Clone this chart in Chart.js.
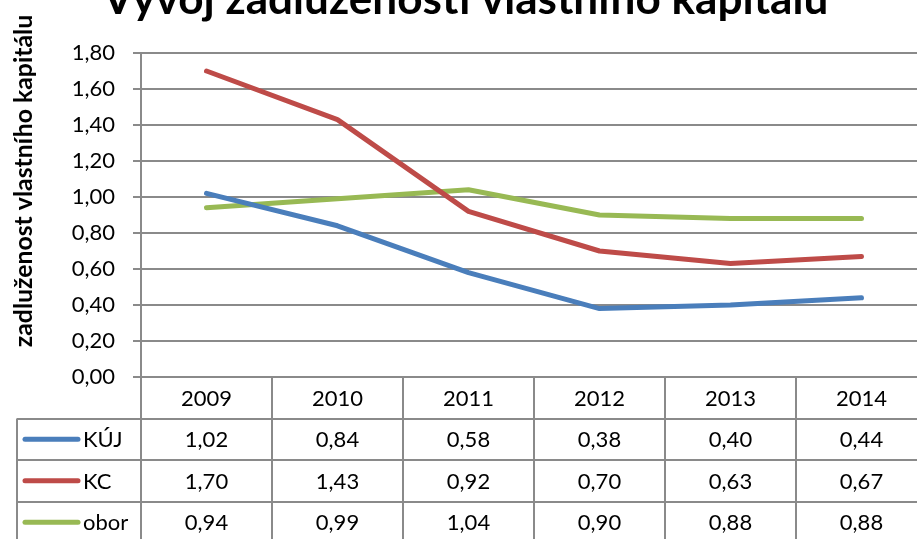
<!DOCTYPE html>
<html lang="cs">
<head>
<meta charset="utf-8">
<title>Vývoj zadluženosti vlastního kapitálu</title>
<script src="https://cdn.jsdelivr.net/npm/chart.js@4/dist/chart.umd.min.js"></script>
<style>
  html, body { margin: 0; padding: 0; background: #ffffff; overflow: hidden; }
  #wrap { position: relative; width: 917px; height: 539px; overflow: hidden; }
  canvas { position: absolute; left: 0; top: 0; }
</style>
</head>
<body>
<div id="wrap"><canvas id="chart" width="940" height="539"></canvas></div>
<script>
// Roky a hodnoty zadluženosti vlastního kapitálu
const years = ['2009', '2010', '2011', '2012', '2013', '2014'];
const kuj   = [1.02, 0.84, 0.58, 0.38, 0.40, 0.44];
const kc    = [1.70, 1.43, 0.92, 0.70, 0.63, 0.67];
const obor  = [0.94, 0.99, 1.04, 0.90, 0.88, 0.88];
const seriesNames = ['KÚJ', 'KC', 'obor'];
const seriesColors = ['#4A7EBB', '#BE4B48', '#98B954'];

const chartTitle = 'Vývoj zadluženosti vlastního kapitálu';
const yTitle = 'zadluženost vlastního kapitálu';

const GRID = '#8a8a8a';
const FONT = 'Lato, "Open Sans", "Liberation Sans", sans-serif';
const fmt = v => v.toFixed(2).replace('.', ',');

// Vodorovná mřížka přes plochu grafu (pod křivkami)
const gridLines = {
  id: 'gridLines',
  beforeDatasetsDraw(chart) {
    const ctx = chart.ctx;
    const y = chart.scales.y;
    const area = chart.chartArea;
    ctx.save();
    ctx.strokeStyle = GRID;
    ctx.lineWidth = 2;
    ctx.beginPath();
    y.ticks.forEach(t => {
      const py = Math.round(y.getPixelForValue(t.value));
      ctx.moveTo(area.left, py);
      ctx.lineTo(chart.width, py);
    });
    ctx.stroke();
    ctx.restore();
  }
};

// Titulky a datová tabulka pod grafem
const extras = {
  id: 'extras',
  afterDraw(chart) {
    const ctx = chart.ctx;
    const x = chart.scales.x;
    const area = chart.chartArea;
    const band = (x.getPixelForValue(1) - x.getPixelForValue(0));
    const rowH = 41.5;
    const top = area.bottom;
    const rows = [kuj, kc, obor];

    ctx.save();
    // hlavní nadpis
    ctx.fillStyle = '#000';
    ctx.font = 'bold 36px ' + FONT;
    let w = ctx.measureText(chartTitle).width;
    let size = 36 * 725 / w;
    ctx.font = 'bold ' + size.toFixed(1) + 'px ' + FONT;
    ctx.textAlign = 'center';
    ctx.textBaseline = 'alphabetic';
    ctx.fillText(chartTitle, 465.5, 14);

    // popis osy Y
    ctx.font = 'bold 20px ' + FONT;
    w = ctx.measureText(yTitle).width;
    size = 20 * 332 / w;
    ctx.font = 'bold ' + size.toFixed(1) + 'px ' + FONT;
    ctx.translate(24, 181);
    ctx.rotate(-Math.PI / 2);
    ctx.textBaseline = 'middle';
    ctx.fillText(yTitle, 0, 0);
    ctx.setTransform(1, 0, 0, 1, 0, 0);

    // mřížka tabulky
    ctx.strokeStyle = GRID;
    ctx.lineWidth = 2;
    const tableLeft = 17;
    const bottom = chart.height;
    ctx.beginPath();
    ctx.moveTo(area.left, area.top);
    ctx.lineTo(area.left, bottom);
    ctx.moveTo(tableLeft, top + rowH);
    ctx.lineTo(tableLeft, bottom);
    for (let i = 0; i < years.length; i++) {
      const xr = Math.round(x.getPixelForValue(i) + band / 2);
      ctx.moveTo(xr, top);
      ctx.lineTo(xr, bottom);
    }
    for (let r = 1; r <= 3; r++) {
      const yy = Math.round(top + r * rowH);
      ctx.moveTo(tableLeft, yy);
      ctx.lineTo(chart.width, yy);
    }
    ctx.stroke();

    // záhlaví s roky
    ctx.fillStyle = '#000';
    ctx.font = '22px ' + FONT;
    ctx.textAlign = 'center';
    ctx.textBaseline = 'middle';
    years.forEach((yr, i) => {
      ctx.fillText(yr, x.getPixelForValue(i), top + rowH / 2 + 1);
    });

    // řádky s legendou a hodnotami
    rows.forEach((vals, r) => {
      const cy = top + (r + 1) * rowH + rowH / 2 + 1;
      ctx.strokeStyle = seriesColors[r];
      ctx.lineWidth = 5;
      ctx.lineCap = 'round';
      ctx.beginPath();
      ctx.moveTo(25, cy - 1);
      ctx.lineTo(78, cy - 1);
      ctx.stroke();
      ctx.textAlign = 'left';
      ctx.fillText(seriesNames[r], 83, cy);
      ctx.textAlign = 'center';
      vals.forEach((v, i) => {
        ctx.fillText(fmt(v), x.getPixelForValue(i), cy);
      });
    });
    ctx.restore();
  }
};

const mkSet = (label, data, color) => ({
  label, data,
  borderColor: color,
  backgroundColor: color,
  borderWidth: 5,
  borderCapStyle: 'round',
  borderJoinStyle: 'round',
  pointRadius: 0,
  tension: 0,
  fill: false
});

new Chart(document.getElementById('chart'), {
  type: 'line',
  data: {
    labels: years,
    datasets: [
      mkSet(seriesNames[0], kuj, seriesColors[0]),
      mkSet(seriesNames[1], kc, seriesColors[1]),
      mkSet(seriesNames[2], obor, seriesColors[2])
    ]
  },
  options: {
    responsive: false,
    devicePixelRatio: 1,
    animation: false,
    layout: { padding: { left: 0, top: 53, right: 13, bottom: 162 } },
    plugins: {
      legend: { display: false },
      title: { display: false },
      tooltip: { enabled: false }
    },
    scales: {
      x: {
        type: 'category',
        display: false,
        offset: true
      },
      y: {
        min: 0,
        max: 1.8,
        afterFit(scale) { scale.width = 141; },
        ticks: {
          stepSize: 0.2,
          padding: 18,
          color: '#000',
          font: { family: FONT, size: 22 },
          callback: v => fmt(v)
        },
        grid: { color: GRID, lineWidth: 2, tickLength: 8, drawOnChartArea: false },
        border: { color: GRID, width: 2 }
      }
    }
  },
  plugins: [gridLines, extras]
});
</script>
</body>
</html>
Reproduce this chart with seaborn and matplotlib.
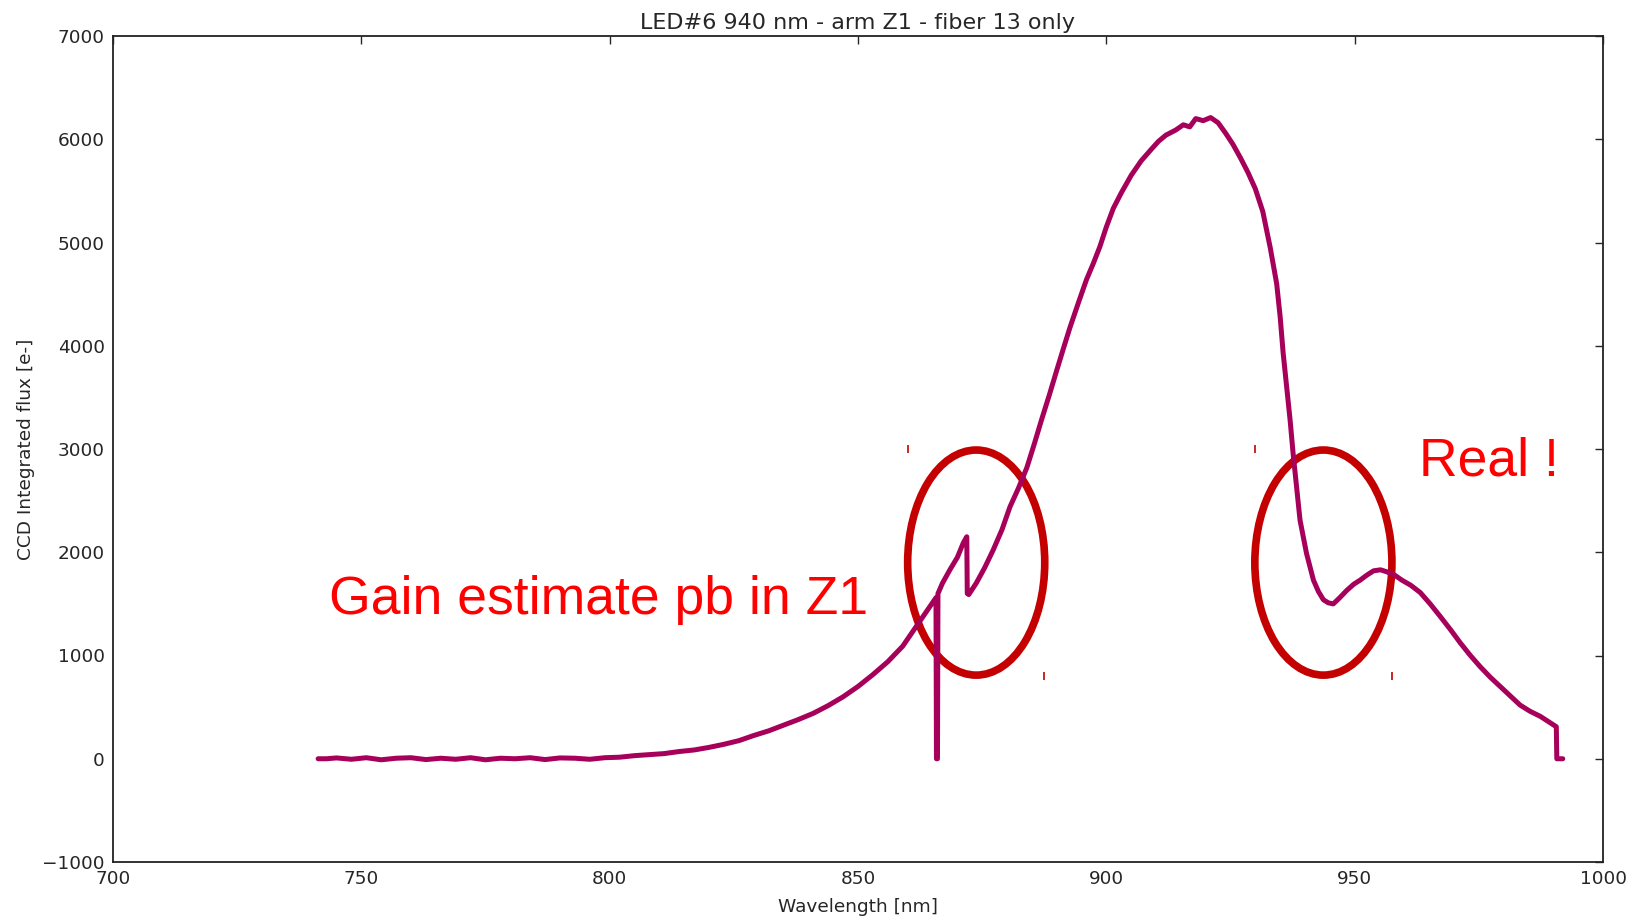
"""LED#6 940 nm spectrum, arm Z1, fiber 13."""

import matplotlib

matplotlib.use("Agg")
import matplotlib.pyplot as plt
import pandas as pd
import seaborn as sns
from matplotlib.patches import Ellipse

# wavelength [nm] and integrated flux [e-]
wavelength = [
    741.3, 743.0, 745, 748, 751, 754, 757, 760, 763, 766, 769, 772, 775, 778,
    781, 784, 787, 790, 793, 796, 799, 802, 805, 808, 811, 814, 817, 820, 823,
    826, 829, 832, 835, 838, 841, 844, 847, 850, 853, 856, 859, 862, 864,
    865.7, 865.8, 866.0, 866.1, 867, 868.5, 870, 871.2, 871.9, 872.0, 872.3,
    873.8, 875.5, 877.2, 879, 880.6, 882.3, 884, 885.5, 887, 888.5, 890,
    891.4, 892.7, 894.4, 896, 897.4, 898.7, 900, 901.4, 903, 905, 907, 909,
    910.5, 912, 914, 915.5, 916.8, 918, 919.5, 921, 922.5, 924, 925.5, 927,
    928.5, 930, 931.5, 933, 934.3, 935, 935.6, 936.3, 937, 937.6, 938.3, 939,
    940.3, 941.7, 942.7, 943.7, 944.7, 945.7, 947, 948.4, 949.8, 951.1, 952.5,
    953.8, 955.2, 956.5, 958, 959.5, 961.3, 963.2, 965.2, 967.2, 969.3, 971.3,
    973.3, 975.3, 977.3, 979.3, 981.3, 983.3, 985.3, 987.4, 989, 990.6, 990.7,
    991.9,
]
flux = [
    0, 0, 8, -5, 10, -10, 5, 10, -8, 5, -5, 10, -10, 5,
    0, 10, -8, 8, 5, -5, 10, 15, 30, 40, 50, 70, 85, 110, 140,
    175, 225, 270, 325, 380, 440, 515, 600, 700, 815, 940, 1090, 1300, 1440,
    1560, 0, 0, 1600, 1700, 1830, 1950, 2090, 2150, 1600, 1590,
    1700, 1850, 2020, 2220, 2440, 2620, 2820, 3050, 3290, 3520, 3760,
    3980, 4180, 4420, 4640, 4800, 4960, 5150, 5330, 5480, 5650, 5790, 5900,
    5980, 6040, 6090, 6140, 6120, 6200, 6180, 6210, 6160, 6060, 5950, 5820,
    5680, 5520, 5300, 4950, 4600, 4280, 3930, 3600, 3280, 2960, 2640, 2310,
    1990, 1730, 1620, 1540, 1510, 1500, 1560, 1630, 1690, 1730, 1780,
    1820, 1830, 1810, 1780, 1730, 1680, 1610, 1500, 1380, 1250, 1120,
    1000, 890, 790, 700, 610, 520, 460, 410, 360, 310, 0,
    0,
]

# hand-drawn annotation ellipses (centre wavelength, centre flux, width, height)
ell_x = [873.8, 943.7]
ell_y = [1900, 1900]
ell_w = [27.6, 27.6]
ell_h = [2180, 2180]

# small red marks left over from the drawing
mark_x = [860, 887.5, 930, 957.5]
mark_y = [3000, 800, 3000, 800]

LINE = "#a6005a"
DARK_RED = "#c40000"

sns.set_style("white")
plt.rcParams["font.family"] = ["DejaVu Sans"]
plt.rcParams["font.size"] = 13.3

df = pd.DataFrame({"wavelength": wavelength, "flux": flux})

fig, ax = plt.subplots(figsize=(16.28, 9.17), dpi=100)
fig.subplots_adjust(left=113 / 1628, right=1603 / 1628,
                    bottom=1 - 862 / 917, top=1 - 36 / 917)

# thick line stands in for the pixel-level noise band of the raw spectrum
sns.lineplot(data=df, x="wavelength", y="flux", sort=False, estimator=None,
             color=LINE, lw=3.6, ax=ax)

for cx, cy, w, h in zip(ell_x, ell_y, ell_w, ell_h):
    ax.add_patch(Ellipse((cx, cy), w, h, fill=False, ec=DARK_RED, lw=5.5))
ax.plot(mark_x, mark_y, ls="none", marker="|", ms=6, mew=1.2, color=DARK_RED)

ax.text(743.5, 1400, "Gain estimate pb in Z1", color="red", fontsize=38.5,
        family=["Liberation Sans", "DejaVu Sans"], va="baseline")
ax.text(963.0, 2740, "Real !", color="red", fontsize=38.5,
        family=["Liberation Sans", "DejaVu Sans"], va="baseline")

ax.set_xlim(700, 1000)
ax.set_ylim(-1000, 7000)
ax.set_xticks(range(700, 1001, 50))
ax.set_yticks(range(-1000, 7001, 1000))
ax.tick_params(direction="in", length=6, width=1, top=True, right=True,
               labelsize=13.3, pad=6)
for sp in ax.spines.values():
    sp.set_color("#222222")
    sp.set_linewidth(1.3)

ax.set_xlabel("Wavelength [nm]", fontsize=13.3, labelpad=7)
ax.set_ylabel("CCD Integrated flux [e-]", fontsize=13.3, labelpad=5)
ax.set_title("LED#6 940 nm - arm Z1 - fiber 13 only", fontsize=16, pad=5)

fig.savefig("out.png", dpi=100)
plt.close(fig)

####################

Without the pictures, give again exactly the lines above starting at the line containing "Reproduce this chart" and ending at the line containing "from matplotlib.patches import Ellipse".

▸ Output for this exercise
Reproduce this chart with seaborn and matplotlib.
"""LED#6 940 nm spectrum, arm Z1, fiber 13."""

import matplotlib

matplotlib.use("Agg")
import matplotlib.pyplot as plt
import pandas as pd
import seaborn as sns
from matplotlib.patches import Ellipse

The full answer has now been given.